Double Slit Entanglement
This can also be visualized using a double-slit setup. If a particle passes through a double slit, it is in a superposition of Slit Left and Slit Right. If this particle emits a secondary particle (or decays) while in the slits, or if it interacts with a measuring particle without collapsing the state, the location of the second particle becomes entangled with the path of the first.
For example, in "Ghost Imaging," the path a photon takes through an object is entangled with a second photon that never touches the object, allowing an image to be reconstructed from a photon that never "saw" the target.


Conclusion

To summarize the landscape of entanglement techniques:

  1. Natural Entanglement: Arises from the fundamental exclusion rules of the universe (Pauli Principle), forcing fermions in identical orbitals to anti-correlate their spins.

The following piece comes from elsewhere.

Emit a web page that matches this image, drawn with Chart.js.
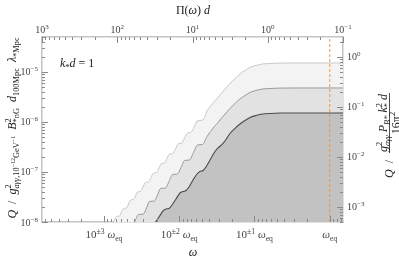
<!DOCTYPE html>
<html>
<head>
<meta charset="utf-8">
<script src="https://cdn.jsdelivr.net/npm/chart.js@4.4.1/dist/chart.umd.min.js"></script>
<style>
  html, body { margin: 0; padding: 0; background: #fff; }
  #wrap { width: 399px; height: 264px; }
</style>
</head>
<body>
<div id="wrap"><canvas id="qChart" width="399" height="264"></canvas></div>
<script>
// curves, stored as powers of ten (log10 ω, log10 Q)
const lightLogOmega = [-2.987, -2.880, -2.834, -2.794, -2.767, -2.741, -2.701, -2.674, -2.648, -2.608,
    -2.581, -2.555, -2.515, -2.482, -2.449, -2.409, -2.375, -2.342, -2.302, -2.269,
    -2.236, -2.196, -2.163, -2.130, -2.090, -2.050, -2.010, -1.970, -1.930, -1.890,
    -1.850, -1.797, -1.764, -1.684, -1.631, -1.538, -1.485, -1.432, -1.379, -1.326,
    -1.259, -1.193, -1.126, -1.060, -0.980, -0.887, -0.794, -0.661, -0.395, 0.269];
const lightLogQ = [-8.19, -8.00, -7.89, -7.88, -7.80, -7.73, -7.72, -7.64, -7.56, -7.55,
    -7.48, -7.40, -7.39, -7.30, -7.21, -7.20, -7.11, -7.02, -7.01, -6.92,
    -6.83, -6.82, -6.73, -6.64, -6.635, -6.54, -6.43, -6.425, -6.32, -6.22,
    -6.21, -6.09, -5.98, -5.96, -5.78, -5.60, -5.51, -5.41, -5.32, -5.23,
    -5.13, -5.04, -4.97, -4.91, -4.87, -4.84, -4.83, -4.822, -4.82, -4.82];

const midLogOmega = [-2.721, -2.654, -2.595, -2.542, -2.475, -2.435, -2.395, -2.329, -2.289, -2.249,
    -2.183, -2.136, -2.090, -2.023, -1.977, -1.930, -1.864, -1.811, -1.757, -1.691,
    -1.631, -1.538, -1.485, -1.432, -1.379, -1.326, -1.259, -1.193, -1.126, -1.060,
    -0.980, -0.887, -0.794, -0.661, -0.395, 0.269];
const midLogQ = [-8.22, -8.11, -8.00, -7.85, -7.84, -7.72, -7.59, -7.58, -7.46, -7.33,
    -7.32, -7.19, -7.05, -7.04, -6.91, -6.77, -6.76, -6.61, -6.46, -6.45,
    -6.29, -6.10, -6.01, -5.91, -5.82, -5.73, -5.63, -5.54, -5.47, -5.41,
    -5.37, -5.34, -5.33, -5.322, -5.32, -5.32];

const darkLogOmega = [-2.522, -2.389, -2.322, -2.269, -2.216, -2.176, -2.136, -2.096, -2.043, -1.990,
    -1.950, -1.910, -1.870, -1.817, -1.764, -1.724, -1.684, -1.645, -1.591, -1.538,
    -1.485, -1.432, -1.379, -1.326, -1.259, -1.193, -1.126, -1.060, -0.980, -0.887,
    -0.794, -0.661, -0.395, 0.269];
const darkLogQ = [-8.37, -8.14, -8.02, -7.90, -7.78, -7.74, -7.73, -7.66, -7.54, -7.42,
    -7.39, -7.37, -7.30, -7.16, -7.04, -6.99, -6.97, -6.90, -6.76, -6.62,
    -6.52, -6.45, -6.35, -6.23, -6.13, -6.04, -5.97, -5.91, -5.87, -5.84,
    -5.83, -5.822, -5.82, -5.82];

// ω_eq marker
const omegaEq = 1;

// axis ranges
const omegaRange = [1.5e-4, 1.5];
const piRange = [0.1, 1000];
const qRange = [1e-8, 5e-5];
const qNormRange = [5e-4, 2.5];

// tick labels
const bottomTicks = [1e-3, 1e-2, 1e-1, 1];
const bottomExp = ['±3', '±2', '±1', null];
const topTicks = [1000, 100, 10, 1, 0.1];
const topExp = ['3', '2', '1', '0', '−1'];
const leftTicks = [1e-5, 1e-6, 1e-7, 1e-8];
const leftExp = ['−5', '−6', '−7', '−8'];
const rightTicks = [1, 0.1, 0.01, 0.001];
const rightExp = ['0', '−1', '−2', '−3'];

const serif = '"Liberation Serif", "DejaVu Serif", "Times New Roman", serif';
const KINDS = {
    n: { s: 1, dy: 0 },
    sup: { s: 0.7, dy: -0.4 },
    sub: { s: 0.7, dy: 0.25 },
    ssup: { s: 0.5, dy: -0.05 }
};

function fontFor(p, size) {
    const k = KINDS[p.k || 'n'];
    return (p.i ? 'italic ' : '') + (size * k.s).toFixed(1) + 'px ' + serif;
}

function richWidth(ctx, parts, size) {
    let w = 0;
    parts.forEach(p => {
        if (p.keep) return;
        ctx.font = fontFor(p, size);
        w += ctx.measureText(p.t).width;
    });
    return w;
}

function drawRich(ctx, parts, x, y, size, align) {
    const w = richWidth(ctx, parts, size);
    let cx = align === 'center' ? x - w / 2 : align === 'right' ? x - w : x;
    ctx.textAlign = 'left';
    ctx.textBaseline = 'alphabetic';
    parts.forEach(p => {
        ctx.font = fontFor(p, size);
        const k = KINDS[p.k || 'n'];
        ctx.fillText(p.t, cx, y + k.dy * size);
        if (!p.keep) cx += ctx.measureText(p.t).width;
    });
    return w;
}

function powerLabel(exp) {
    return [{ t: '10' }, { t: exp, k: 'sup' }];
}

const frameDecor = {
    id: 'frameDecor',
    afterDraw(chart) {
        const { ctx, chartArea: a, scales } = chart;
        ctx.save();

        // inward ticks
        ctx.strokeStyle = '#8a8a8a';
        ctx.lineWidth = 1;
        const inRange = (s, v) => v >= Math.min(s.min, s.max) && v <= Math.max(s.min, s.max);
        const tickX = (s, v, len, atTop) => {
            if (!inRange(s, v)) return;
            const px = Math.round(s.getPixelForValue(v)) + 0.5;
            const y0 = atTop ? a.top : a.bottom;
            ctx.beginPath();
            ctx.moveTo(px, y0);
            ctx.lineTo(px, atTop ? y0 + len : y0 - len);
            ctx.stroke();
        };
        const tickY = (s, v, len, atRight) => {
            if (!inRange(s, v)) return;
            const py = Math.round(s.getPixelForValue(v)) + 0.5;
            const x0 = atRight ? a.right : a.left;
            ctx.beginPath();
            ctx.moveTo(x0, py);
            ctx.lineTo(atRight ? x0 - len : x0 + len, py);
            ctx.stroke();
        };
        for (let d = -5; d <= 3; d++) {
            for (let m = 2; m <= 9; m++) {
                tickX(scales.x, Math.pow(10, d + 1) / m, 3, false);
                tickX(scales.x2, m * Math.pow(10, d), 3, true);
            }
        }
        for (let d = -9; d <= 1; d++) {
            for (let m = 2; m <= 9; m++) {
                tickY(scales.y, m * Math.pow(10, d), 3, false);
                tickY(scales.y2, m * Math.pow(10, d), 3, true);
            }
        }
        bottomTicks.forEach(v => tickX(scales.x, v, 6, false));
        topTicks.forEach(v => tickX(scales.x2, v, 6, true));
        leftTicks.forEach(v => tickY(scales.y, v, 6, false));
        rightTicks.forEach(v => tickY(scales.y2, v, 6, true));

        // tick labels
        ctx.fillStyle = '#444';
        bottomTicks.forEach((v, i) => {
            const px = scales.x.getPixelForValue(v);
            const parts = bottomExp[i] ? powerLabel(bottomExp[i]).concat([{ t: ' ' }]) : [];
            parts.push({ t: 'ω', i: true }, { t: 'eq', k: 'sub' });
            drawRich(ctx, parts, px, 238, 11, 'center');
        });
        topTicks.forEach((v, i) => {
            drawRich(ctx, powerLabel(topExp[i]), scales.x2.getPixelForValue(v), 33, 10, 'center');
        });
        leftTicks.forEach((v, i) => {
            drawRich(ctx, powerLabel(leftExp[i]), 38, scales.y.getPixelForValue(v) + 3.5, 10, 'right');
        });
        rightTicks.forEach((v, i) => {
            drawRich(ctx, powerLabel(rightExp[i]), 347, scales.y2.getPixelForValue(v) + 3.5, 10, 'left');
        });

        // axis titles
        ctx.fillStyle = '#222';
        drawRich(ctx, [{ t: 'Π(' }, { t: 'ω', i: true }, { t: ') ' }, { t: 'd', i: true }], 193, 14, 12, 'center');
        drawRich(ctx, [{ t: 'ω', i: true }], 193, 256, 12, 'center');
        drawRich(ctx, [{ t: 'k', i: true }, { t: '*', k: 'sub' }, { t: 'd', i: true }, { t: ' = 1' }], 60, 67, 12, 'left');

        // left title, rotated
        ctx.save();
        ctx.translate(16, 128);
        ctx.rotate(-Math.PI / 2);
        drawRich(ctx, [
            { t: 'Q', i: true }, { t: '  /  ' }, { t: 'g', i: true }, { t: '2', k: 'sup', keep: true },
            { t: 'aγγ', k: 'sub', i: true }, { t: ',10', k: 'sub' }, { t: '−12', k: 'ssup' },
            { t: 'GeV', k: 'sub' }, { t: '−1', k: 'ssup' }, { t: '  ' },
            { t: 'B', i: true }, { t: '2', k: 'sup', keep: true }, { t: '*nG', k: 'sub' }, { t: '  ' },
            { t: 'd', i: true }, { t: '100Mpc', k: 'sub' }, { t: '  ' },
            { t: 'λ', i: true }, { t: '*Mpc', k: 'sub' }
        ], 0, 0, 12, 'center');
        ctx.restore();

        // right title, rotated, with a fraction
        ctx.save();
        ctx.translate(389.5, 178);
        ctx.rotate(-Math.PI / 2);
        const qw = drawRich(ctx, [{ t: 'Q', i: true }, { t: '  /  ' }], 0, 3.5, 12, 'left');
        const num = [
            { t: 'g', i: true }, { t: '2', k: 'sup', keep: true }, { t: 'aγγ', k: 'sub', i: true }, { t: ' ' },
            { t: 'P', i: true }, { t: 'B*', k: 'sub', i: true }, { t: ' ' },
            { t: 'k', i: true }, { t: '2', k: 'sup', keep: true }, { t: '*', k: 'sub' }, { t: ' ' },
            { t: 'd', i: true }
        ];
        const den = [{ t: '16π' }, { t: '2', k: 'sup' }];
        const nw = richWidth(ctx, num, 12);
        const dw = richWidth(ctx, den, 12);
        const fw = Math.max(nw, dw) + 2;
        const f0 = qw + 1;
        drawRich(ctx, num, f0 + fw / 2, -3, 12, 'center');
        drawRich(ctx, den, f0 + fw / 2, 10.5, 12, 'center');
        ctx.strokeStyle = '#222';
        ctx.lineWidth = 0.8;
        ctx.beginPath();
        ctx.moveTo(f0, 0);
        ctx.lineTo(f0 + fw, 0);
        ctx.stroke();
        ctx.restore();

        ctx.restore();
    }
};

function toPoints(logW, logQ) {
    return logW.map((w, i) => ({ x: Math.pow(10, w), y: Math.pow(10, logQ[i]) }));
}

const frameBorder = { display: true, color: '#c4c4c4', width: 1.5 };

const ctx = document.getElementById('qChart').getContext('2d');
new Chart(ctx, {
    type: 'line',
    data: {
        datasets: [{
            label: 'ω_eq',
            data: [{ x: omegaEq, y: 1e-9 }, { x: omegaEq, y: 1e-3 }],
            borderColor: 'rgba(238, 150, 60, 0.95)',
            borderWidth: 1,
            borderDash: [3, 2],
            pointRadius: 0,
            fill: false,
            order: 0
        }, {
            label: 'dark',
            data: toPoints(darkLogOmega, darkLogQ),
            borderColor: '#4a4a4a',
            backgroundColor: '#c2c2c2',
            borderWidth: 1.1,
            pointRadius: 0,
            fill: 'start',
            cubicInterpolationMode: 'monotone',
            order: 1
        }, {
            label: 'mid',
            data: toPoints(midLogOmega, midLogQ),
            borderColor: '#9a9a9a',
            backgroundColor: '#e2e2e2',
            borderWidth: 1,
            pointRadius: 0,
            fill: 'start',
            cubicInterpolationMode: 'monotone',
            order: 2
        }, {
            label: 'light',
            data: toPoints(lightLogOmega, lightLogQ),
            borderColor: '#c8c8c8',
            backgroundColor: '#f3f3f3',
            borderWidth: 1,
            pointRadius: 0,
            fill: 'start',
            cubicInterpolationMode: 'monotone',
            order: 3
        }]
    },
    options: {
        responsive: false,
        animation: false,
        layout: { padding: 0 },
        plugins: { legend: { display: false }, tooltip: { enabled: false } },
        scales: {
            x: {
                type: 'logarithmic', position: 'bottom',
                min: omegaRange[0], max: omegaRange[1],
                grid: { display: false }, ticks: { display: false }, border: frameBorder,
                afterFit: s => { s.height = 42; }
            },
            x2: {
                type: 'logarithmic', position: 'top', reverse: true,
                min: piRange[0], max: piRange[1],
                grid: { display: false }, ticks: { display: false }, border: frameBorder,
                afterFit: s => { s.height = 37; }
            },
            y: {
                type: 'logarithmic', position: 'left',
                min: qRange[0], max: qRange[1],
                grid: { display: false }, ticks: { display: false }, border: frameBorder,
                afterFit: s => { s.width = 42; }
            },
            y2: {
                type: 'logarithmic', position: 'right',
                min: qNormRange[0], max: qNormRange[1],
                grid: { display: false }, ticks: { display: false }, border: frameBorder,
                afterFit: s => { s.width = 56; }
            }
        }
    },
    plugins: [frameDecor]
});
</script>
</body>
</html>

  2. Local Entanglement with Separation: The standard "Generation" method (SPDC) where conservation laws bind two particles born at the same source, which are then physically moved apart.

  3. Entanglement Swapping: The "Relay" method. By measuring the inner halves of two separate pairs, the outer halves become entangled without ever sharing a location.

  4. Entanglement Through Path: Entanglement of trajectory. The distinct spatial paths (superpositions like Path A + Path B) of multiple particles are correlated.

Finally, Hyperentanglement represents the unification of these methods, where a single pair of particles carries correlations across Spin, Time, Frequency, and Path simultaneously, maximizing the quantum link's capacity and robustness.